Trente ans qu’une rétrospective n’avait pas été consacrée en France à l’architecte finlandais Alvar Aalto. Une exposition à la Cité de l’architecture à Paris retrace le parcours de ce maître du mouvement moderne, égal d’un Le Corbusier ou d’un Mies van der Rohe.
En 50 ans de carrière, Alvar Aalto (1898-1976) a construit quelque 200 bâtiments et conçu 300 autres projets, en Finlande principalement et dans 18 autres pays. Il est plus célèbre encore comme designer et certaines de ses créations sont devenues des icones: ainsi le vase Savoy aux contours sinueux et dont le titre originel était “Pantalon en cuir d’une femme esquimau”
L’exposition (ouverte jusqu’au 1er juillet) entend “dépasser la lecture traditionnelle de l’architecte dont la production design comme les bâtiments étaient rapprochés par leurs formes organiques des paysages finlandais”, explique Stéphanie Quantin-Biancalani, responsable de l’adaptation française de l’exposition présentée dans plusieurs pays.
Cette inspiration organique est aujourd’hui considérée comme moins littérale et davantage en lien avec certains artistes ou modes d’expression comme la peinture, la sculpture, la photographie ou le cinéma.
A la fin des années 20, Aalto conçoit des salles de cinéma standard, susceptibles d’être déclinées dans tout le pays, et imagine pour le siège d’un quotidien une façade sur laquelle serait projetée la une du jour.
Il est également marqué par les photogrammes abstraits de son ami Laszlo Moholy-Nagy, et se passionne pour les “Constellations” de Jean Arp aux fortes connotations organiques. ll se lie aussi d’amitié avec Calder, et Fernand Léger lui dédicace une “Compostion murale”.
Un festival de matière
L’exposition s’organise autour de quelques bâtiments emblématiques comme la bibliothèque de Vipuri terminée en 1935 (aujourd’hui en Russie). Aalto accorde une attention toute particulière à la lumière avec des puits de jour en verre conique, évitant toute illumination directe, et à l’acoustique avec un plafond ondulé en bois, solution qu’il reprendra dans d’autres projets.
Autre jalon essentiel de la carrière du créateur finlandais, le sanatorium de Paimio terminé en 1933. Cet édifice de neuf étages, construit en pleine forêt au bord d’un des innombrables lacs finlandais, va lui conférer une reconnaissance internationale.
L’historien de l’architecture Siegfried Giedion le considère comme l’un des trois bâtiments les plus importants du mouvement moderne. Aalto a conçu tout le mobilier et les éclairages et accordé une attention particulière aux détails: profil des marches, dessin des poignées de porte, lavabo où l’eau s’écoule en silence….
L’architecte finlandais n’a construit qu’un seul bâtiment en France, la maison du collectionneur et galeriste Louis Carré dans les Yvelines (terminée en 59).

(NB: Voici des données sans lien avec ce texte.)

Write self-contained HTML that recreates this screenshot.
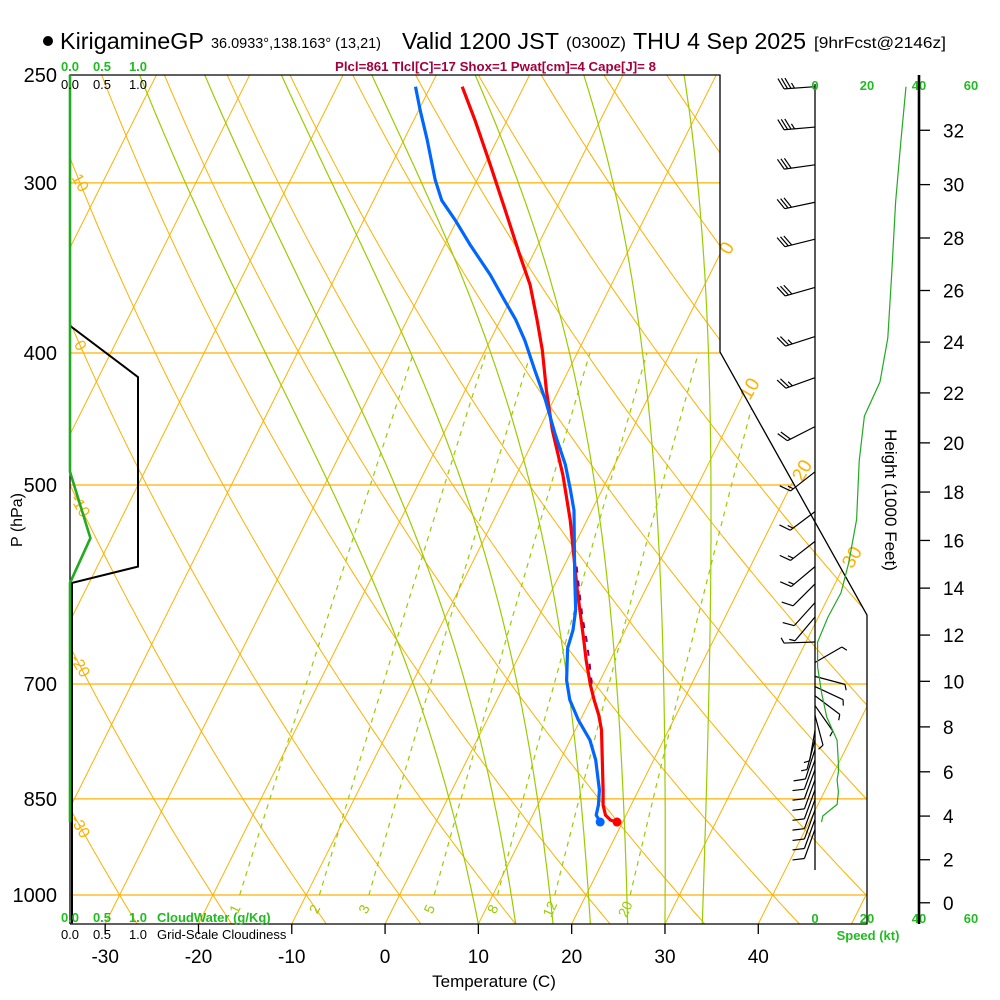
<!DOCTYPE html>
<html><head><meta charset="utf-8"><title>Skew-T KirigamineGP</title>
<style>
html,body{margin:0;padding:0;background:#fff;}
svg{display:block;font-family:"Liberation Sans",Arial,sans-serif;}
</style></head>
<body>
<svg id="chart" width="1000" height="1000" viewBox="0 0 1000 1000" xmlns="http://www.w3.org/2000/svg">
<defs>
<clipPath id="plotclip"><polygon points="70,75 720,75 720,352 867,615 867,924 70,924"/></clipPath>
</defs>
<rect x="0" y="0" width="1000" height="1000" fill="#fff"/>
<g>
<circle cx="48" cy="41" r="5" fill="#000"/>
<text x="60" y="49" font-size="23" textLength="144" lengthAdjust="spacingAndGlyphs">KirigamineGP</text>
<text x="211" y="48" font-size="15" textLength="170" lengthAdjust="spacingAndGlyphs">36.0933°,138.163° (13,21)</text>
<text x="402" y="49" font-size="23" textLength="157" lengthAdjust="spacingAndGlyphs">Valid 1200 JST</text>
<text x="566" y="48" font-size="16" textLength="60" lengthAdjust="spacingAndGlyphs">(0300Z)</text>
<text x="633" y="49" font-size="23" textLength="173" lengthAdjust="spacingAndGlyphs">THU 4 Sep 2025</text>
<text x="814" y="48" font-size="16" textLength="132" lengthAdjust="spacingAndGlyphs">[9hrFcst@2146z]</text>
<text x="335" y="71" font-size="12.5" font-weight="bold" fill="#a3003c" textLength="321" lengthAdjust="spacingAndGlyphs">Plcl=861 Tlcl[C]=17 Shox=1 Pwat[cm]=4 Cape[J]= 8</text>
</g>
<g id="grid" clip-path="url(#plotclip)"></g>
<g id="fg"></g>
</svg>
<script>
// ---------- data ----------
const pressureLevels = [300, 400, 500, 700, 850, 1000];
const pressureLabels = ["250","300","400","500","700","850","1000"];
const pressureLabelValues = [250,300,400,500,700,850,1000];
const tempTicks = [-30,-20,-10,0,10,20,30,40];
const isotherms = [-130,-120,-110,-100,-90,-80,-70,-60,-50,-40,-30,-20,-10,0,10,20,30,40,50];
const dryAdiabats = [-40,-30,-20,-10,0,10,20,30,40,50,60,70,80,90,100,110,120,130,140,150,160,170];
const dryLabels = [10,0,-10,-20,-30];
const moistStarts = [10,14,18,22,26,30,34];
const mixRatios = [1,2,3,5,8,12,20];
const isoLabelT = [0,10,20,30];
const isoLabelP = [335,425,488,565];
// temperature profile
const tempP = [255,270,291,314,339,356.5,378,398,426,456,491.6,530.5,574,597,623,650,672,701,719,737.5,756.5,796,837.5,859,873.7,881,884];
const tempT = [-36.6,-33.4,-29.4,-25.4,-21.4,-18.7,-16.1,-13.9,-11.3,-8.5,-5.0,-1.8,1.2,2.7,4.4,6.1,7.4,9.2,10.4,11.7,12.8,14.5,16.2,17.0,17.8,18.6,19.4];
// dewpoint profile
const dewP = [255,265,279,298.5,309,319.5,333,350.5,366,378,391.5,412,433,459,483,504,522,567.5,587,617.5,639,659,695.5,719,744,769.5,796,837.5,859,873.7,884];
const dewT = [-41.6,-39.9,-37.5,-34.5,-32.7,-30.2,-27.3,-23.5,-20.6,-18.4,-16.3,-13.6,-10.9,-8.0,-5.3,-3.4,-1.9,0.8,1.9,3.6,4.4,4.8,6.4,7.8,9.8,12.1,13.8,15.8,16.5,16.8,17.6];
// parcel segment
const parcelP = [574,600,625,650,675,700];
const parcelT = [1.4,3.1,4.7,6.4,7.9,9.3];
// winds
const windP = [255,273,291,310,330,358,389,417,453,489,523,550,574,591,610,625,652,675,691,703,714,726,738,757,769,782,796,809,823,837,851,866,880,895];
const windDir = [266,265,262,258,256,254,252,250,243,232,233,232,230,225,222,220,268,60,105,115,127,145,165,190,195,198,200,200,200,200,200,200,200,200];
const windSpd = [35,35,32,30,30,28,26,24,19,17,17,15,13,11,8,5,3,3,3,3,3,3,3,5,5,10,10,10,10,10,10,10,10,10];
// speed profile
const spdP = [255,280,310,350,390,420,445,480,530,570,600,625,652,680,710,740,770,800,812,823,840,858,875,884];
const spdKt = [35,33,31,29.5,28,25,19,17,16,13,10,5,1,1,2.5,4.5,8.5,9,9,8.5,9,8.5,3,2.5];
// cloud panel
const cloudP = [250,382,416.6,434,574,590,606,1049];
const cloudFrac = [0,0,1.0,1.0,1.0,0.03,0.03,0.03];
const cwP = [250,489,547,590,884];
const cwVal = [0,0,0.3,0,0];
const heightTicks = [0,2,4,6,8,10,12,14,16,18,20,22,24,26,28,30,32];

// ---------- axes ----------
const NS = "http://www.w3.org/2000/svg";
const grid = document.getElementById('grid');
const fg = document.getElementById('fg');
function yP(p){ return 75 + 591.5*Math.log(p/250); }
function xT(T,p){ return 385 + 9.33*T + 0.5*(924 - yP(p)); }
function xSpd(k){ return 815 + 2.6*k; }
function xCloud(v){ return 70 + 68*v; }
function stdP(kft){ const z=kft*1000*0.3048; return 1013.25*Math.pow(1-2.25577e-5*z,5.25588); }
function el(tag, attrs, parent){ const e=document.createElementNS(NS,tag); for(const k in attrs) e.setAttribute(k,attrs[k]); (parent||fg).appendChild(e); return e; }
function pts(arr){ return arr.map(a=>a[0].toFixed(1)+','+a[1].toFixed(1)).join(' '); }
const ORANGE="#ffb000", MGREEN="#99cc00";

// pressure lines
pressureLevels.forEach(p=>{
  const e=el('line',{x1:70,x2:900,y1:yP(p),y2:yP(p),stroke:ORANGE,'stroke-width':1.3},grid);
  
  
});
// isotherms
isotherms.forEach(T=>{
  const e=el('line',{x1:xT(T,1060),y1:yP(1060),x2:xT(T,240),y2:yP(240),stroke:ORANGE,'stroke-width':1},grid);
  
  
});
// dry adiabats
dryAdiabats.forEach(th=>{
  const a=[]; for(let p=1060;p>=240;p-=10){ const T=(th+273.15)*Math.pow(p/1000,0.2857)-273.15; a.push([xT(T,p),yP(p)]); }
  const e=el('polyline',{points:pts(a),fill:'none',stroke:ORANGE,'stroke-width':1},grid);
  
  
});
// moist adiabats
function es(T){ return 6.112*Math.exp(17.67*T/(T+243.5)); }
moistStarts.forEach(T0=>{
  let T=T0, a=[];
  for(let p=1050;p>=240;p-=2){
    a.push([xT(T,p),yP(p)]);
    const Tk=T+273.15, e=es(T), rs=0.622*e/(p-e);
    const dTdp=(287*Tk+2.5e6*rs)/(p*(1005+2.5e6*2.5e6*rs*0.622/(287*Tk*Tk)));
    T-=dTdp*2;
  }
  const e=el('polyline',{points:pts(a),fill:'none',stroke:MGREEN,'stroke-width':1.2},grid);
  
  
});
// mixing ratio lines
function tdOf(w,p){ const e=w*p/(622+w); const l=Math.log(e/6.112); return 243.5*l/(17.67-l); }
mixRatios.forEach(w=>{
  const a=[]; for(let p=1000;p>=400;p-=10) a.push([xT(tdOf(w,p),p),yP(p)]);
  const e=el('polyline',{points:pts(a),fill:'none',stroke:MGREEN,'stroke-width':1.2,'stroke-dasharray':'5,5'},grid);
  
  
  const x=xT(tdOf(w,1000),1000)-5;
  const t=el('text',{x:x,y:914,'font-size':14,fill:MGREEN,'text-anchor':'middle',transform:'rotate(-65 '+x+' 909)'},fg);
  t.textContent=String(w);
  
  
});
// dry adiabat labels (left)
dryLabels.forEach(th=>{
  let best=250, bd=1e9;
  for(let p=250;p<=1050;p+=1){ const T=(th+273.15)*Math.pow(p/1000,0.2857)-273.15; const d=Math.abs(xT(T,p)-80); if(d<bd){bd=d;best=p;} }
  const y=yP(best);
  const t=el('text',{x:80,y:y+5,'font-size':16,fill:ORANGE,'text-anchor':'middle',transform:'rotate(60 80 '+y+')'},fg);
  t.textContent=String(th);
  
  
});
// isotherm labels (right)
isoLabelT.forEach((T,i)=>{
  const p=isoLabelP[i], x=xT(T,p)+4, y=yP(p);
  const t=el('text',{x:x,y:y+6,'font-size':19,fill:ORANGE,'text-anchor':'middle',transform:'rotate(-60 '+x+' '+y+')'},fg);
  t.textContent=String(T);
  
  
});

// frame
let f=el('polyline',{points:'70,924 70,75 720,75 720,352 867,615 867,924 70,924',fill:'none',stroke:'#000','stroke-width':1.3});



// pressure labels
pressureLabelValues.forEach((p,i)=>{
  const t=el('text',{x:57,y:yP(p)+7,'font-size':20,'text-anchor':'end'});
  t.textContent=pressureLabels[i];
  
  
});
let pt=el('text',{x:22,y:520,'font-size':16,'text-anchor':'middle',transform:'rotate(-90 22 520)'});
pt.textContent='P (hPa)';



// temperature ticks
tempTicks.forEach(T=>{
  const x=xT(T,1050);
  const l=el('line',{x1:x,x2:x,y1:924,y2:934,stroke:'#000','stroke-width':1.3});
  
  
  const t=el('text',{x:x,y:963,'font-size':19,'text-anchor':'middle'});
  t.textContent=String(T);
  
  
});
let tt=el('text',{x:494,y:987,'font-size':17,'text-anchor':'middle'});
tt.textContent='Temperature (C)';



// cloud panel
const cl=el('polyline',{points:pts(cloudP.map((p,i)=>[xCloud(cloudFrac[i]),yP(p)])),fill:'none',stroke:'#000','stroke-width':2});


const cw=el('polyline',{points:pts(cwP.map((p,i)=>[xCloud(cwVal[i]),yP(p)])),fill:'none',stroke:'#22aa22','stroke-width':2.6});


[['0.0',70],['0.5',102],['1.0',138]].forEach(a=>{
  const g=el('text',{x:a[1],y:71,'font-size':13,'font-weight':'bold',fill:'#22bb22','text-anchor':'middle'});
  g.textContent=a[0];
  
  
  const k=el('text',{x:a[1],y:89,'font-size':13,'text-anchor':'middle'});
  k.textContent=a[0];
  
  
  const g2=el('text',{x:a[1],y:922,'font-size':13,'font-weight':'bold',fill:'#22bb22','text-anchor':'middle'});
  g2.textContent=a[0];
  
  
  const k2=el('text',{x:a[1],y:939,'font-size':13,'text-anchor':'middle'});
  k2.textContent=a[0];
  
  
});
let cwt=el('text',{x:157,y:922,'font-size':13,'font-weight':'bold',fill:'#22bb22'});
cwt.textContent='CloudWater (g/Kg)';


let cct=el('text',{x:157,y:939,'font-size':13});
cct.textContent='Grid-Scale Cloudiness';



// profiles
const tl=el('polyline',{points:pts(tempP.map((p,i)=>[xT(tempT[i],p),yP(p)])),fill:'none',stroke:'#ff0000','stroke-width':3.2,'stroke-linejoin':'round'});


const pl=el('polyline',{points:pts(parcelP.map((p,i)=>[xT(parcelT[i],p),yP(p)])),fill:'none',stroke:'#880066','stroke-width':2,'stroke-dasharray':'6,8'});


const dl=el('polyline',{points:pts(dewP.map((p,i)=>[xT(dewT[i],p),yP(p)])),fill:'none',stroke:'#0066ff','stroke-width':3.2,'stroke-linejoin':'round'});


const tn=tempP.length-1, dn=dewP.length-1;
const tdot=el('circle',{cx:xT(tempT[tn],tempP[tn]),cy:yP(tempP[tn]),r:4.5,fill:'#ff0000'});


const ddot=el('circle',{cx:xT(dewT[dn],dewP[dn]),cy:yP(dewP[dn]),r:4.5,fill:'#0066ff'});



// wind panel
let wl=el('line',{x1:815,x2:815,y1:84,y2:870,stroke:'#000','stroke-width':1.3});


windP.forEach((p,i)=>{
  const d=windDir[i]*Math.PI/180, sx=815, sy=yP(p), L=31;
  const ux=Math.sin(d), uy=-Math.cos(d);
  const ex=sx+ux*L, ey=sy+uy*L;
  const g=el('g',{});
  
  
  el('line',{x1:sx,y1:sy,x2:ex,y2:ey,stroke:'#000','stroke-width':1.2},g);
  const rx=-uy, ry=ux;
  const bx=0.45*ux+0.89*rx, by=0.45*uy+0.89*ry;
  let s=Math.round(windSpd[i]/5)*5, pos=0;
  while(s>=10){ const px=ex-ux*pos, py=ey-uy*pos; el('line',{x1:px,y1:py,x2:px+bx*12,y2:py+by*12,stroke:'#000','stroke-width':1.2},g); s-=10; pos+=3.5; }
  if(s>=5){ const px=ex-ux*pos, py=ey-uy*pos; el('line',{x1:px,y1:py,x2:px+bx*6,y2:py+by*6,stroke:'#000','stroke-width':1.2},g); }
});
const sl=el('polyline',{points:pts(spdP.map((p,i)=>[xSpd(spdKt[i]),yP(p)])),fill:'none',stroke:'#22aa22','stroke-width':1.2});


[0,20,40,60].forEach(k=>{
  const a=el('text',{x:xSpd(k),y:90,'font-size':13,'font-weight':'bold',fill:'#22bb22','text-anchor':'middle'});
  a.textContent=String(k);
  
  
  const b=el('text',{x:xSpd(k),y:923,'font-size':13,'font-weight':'bold',fill:'#22bb22','text-anchor':'middle'});
  b.textContent=String(k);
  
  
});
let sk=el('text',{x:868,y:940,'font-size':13,'font-weight':'bold',fill:'#22bb22','text-anchor':'middle'});
sk.textContent='Speed (kt)';



// height axis
let ha=el('line',{x1:919,x2:919,y1:75,y2:924,stroke:'#000','stroke-width':2.6});


heightTicks.forEach(h=>{
  const y=yP(stdP(h));
  const l=el('line',{x1:919,x2:930,y1:y,y2:y,stroke:'#000','stroke-width':1.3});
  
  
  const t=el('text',{x:943,y:y+7,'font-size':19});
  t.textContent=String(h);
  
  
});
let ht=el('text',{x:885,y:500,'font-size':17,'text-anchor':'middle',transform:'rotate(90 885 500)'});
ht.textContent='Height (1000 Feet)';


</script>
</body></html>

Un choix surprenant de la part du commanditaire, qui était proche de Le Corbusier.
Découplées du toit en pente de la villa, les ondulations d’un plafond de bois clair réunissent dans un même espace l’entrée, qui sert de galerie d’art, la salle à manger et le séjour.
L’exposition met en regard une autre résidence de collectionneur, celle du couple Harry et Maire Gullichsen, grand promoteur de l’art moderne en Finlande.
Isolée en pleine forêt, bâtie sur un plan en L dans un esprit expérimental, la villa Mairea (1939) est une des oeuvres phare d’Aalto. Elle combine plusieurs matériaux: teck, pin, céramique, brique, schiste, osier, dans un “festival de la matière et du bois”, explique Stéphanie Quantin-Biancalani, et marque l’adhésion d’Aalto à un style beaucoup plus organique.
Organisée par le Vitra Museum et le musée Alvar Aalto, sous la direction de Jochen Eisenbrand, l’exposition présente 150 oeuvres dont 60 dessins, une vingtaine de maquettes et des pièces de mobilier. Après des escales à Madrid, Barcelone et Helsinki notamment, et maintenant à Paris, elle doit se rendre au Japon.